Good point. We (the Sponsor R group) have done no usability testing nor are we planning to. I don’t think we really have the time or skills for that, unfortunately. Maybe Tor more broadly has resources to put into a sophisticated re-branding effort. In any case, we do use these words every day and can make an intentional choice now. And for some things, words just didn’t even exist.
Best, Aaron
On Feb 10, 2015, at 2:22 PM, Adam Shostack adam@shostack.org wrote:
On Tue, Feb 10, 2015 at 01:13:26PM -0500, A. Johnson wrote: | Hello all, | | Several of us [0] working on hidden services have been talking about adopting better terminology. Some of the problem
| 1. '''onion service''' should be preferred to refer to what is now called a "hidden service". If other flavors of onion services develop in the future, this term could refer to all of them, with more specific terms being used when it is necessary to make the distinction. | 2. '''onionsite''' should be preferred to refer to a website (i.e. an HTTP service serving up HTML) available as an onion service. This can be extended to other specific types of services, such as '''onion chatroom''', '''onion storage''', '''onion cloud service''', etc. | 3. '''onion address''' should be preferred to refer specifically to the xyz.onion address itself. | 4. '''onionspace''' should be used to refer to the set of available onion services.

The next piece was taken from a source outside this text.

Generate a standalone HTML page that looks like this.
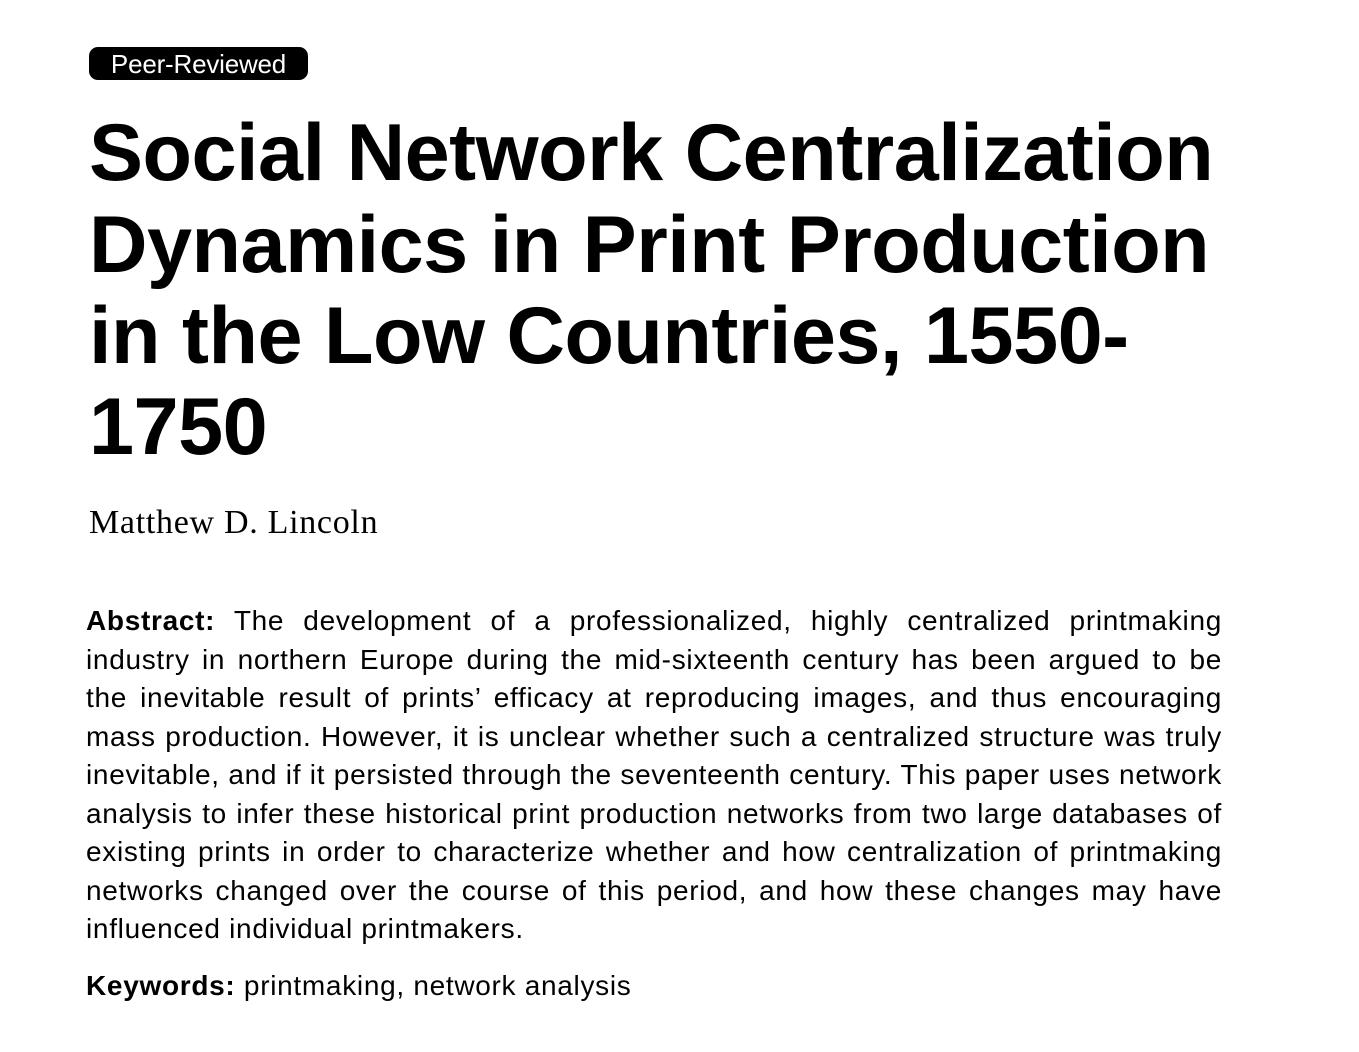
<!DOCTYPE html>
<html><head><meta charset="utf-8"><style>
body{margin:0;width:1359px;height:1052px;background:#fff;position:relative;overflow:hidden;font-family:"Liberation Sans",Arial,sans-serif;color:#000}
.badge{position:absolute;left:89px;top:47px;width:219px;height:33px;background:#000;border-radius:9px;color:#fff;font-size:26px;line-height:35px;text-align:center;letter-spacing:-0.2px}
.t{position:absolute;left:89px;font-weight:bold;font-size:81px;white-space:nowrap;line-height:1;letter-spacing:-0.5px}
.author{position:absolute;left:89px;top:504px;font-family:"Liberation Serif",serif;font-size:34px;white-space:nowrap;letter-spacing:0.7px}
.ab{position:absolute;left:86px;width:1136px;font-size:28px;line-height:1;text-align:justify;text-align-last:justify;white-space:nowrap;letter-spacing:0.7px}
.last{text-align-last:left}
</style></head><body>
<div class="badge">Peer-Reviewed</div>
<div>
<div class="t" style="top:113px">Social Network Centralization</div>
<div class="t" style="top:205px">Dynamics in Print Production</div>
<div class="t" style="top:296px">in the Low Countries, 1550-</div>
<div class="t" style="top:387px">1750</div>
</div>
<div class="author">Matthew D. Lincoln</div>
<div>
<div class="ab" style="top:607px"><b>Abstract:</b> The development of a professionalized, highly centralized printmaking</div>
<div class="ab" style="top:646px">industry in northern Europe during the mid-sixteenth century has been argued to be</div>
<div class="ab" style="top:684px">the inevitable result of prints’ efficacy at reproducing images, and thus encouraging</div>
<div class="ab" style="top:723px">mass production. However, it is unclear whether such a centralized structure was truly</div>
<div class="ab" style="top:761px">inevitable, and if it persisted through the seventeenth century. This paper uses network</div>
<div class="ab" style="top:800px">analysis to infer these historical print production networks from two large databases of</div>
<div class="ab" style="top:838px">existing prints in order to characterize whether and how centralization of printmaking</div>
<div class="ab" style="top:877px">networks changed over the course of this period, and how these changes may have</div>
<div class="ab last" style="top:915px">influenced individual printmakers.</div>
</div>
<div class="ab last" style="top:972px"><b>Keywords:</b> printmaking, network analysis</div>
</body></html>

For example, you can say “my site is in onionspace” instead of “my site is in the Dark Web”. | 5. '''onion namespace''' should be used to refer to the set of onion addresses currently available or used "recently" (context-dependent). |
Have you done usability testing to see how people react to the onion terms, how explainable they are to non-technical journalists, or what connotations it might have across cultures?
My experience has been changing terminology is expensive and slow, and it's worth exploring lots of alternatives.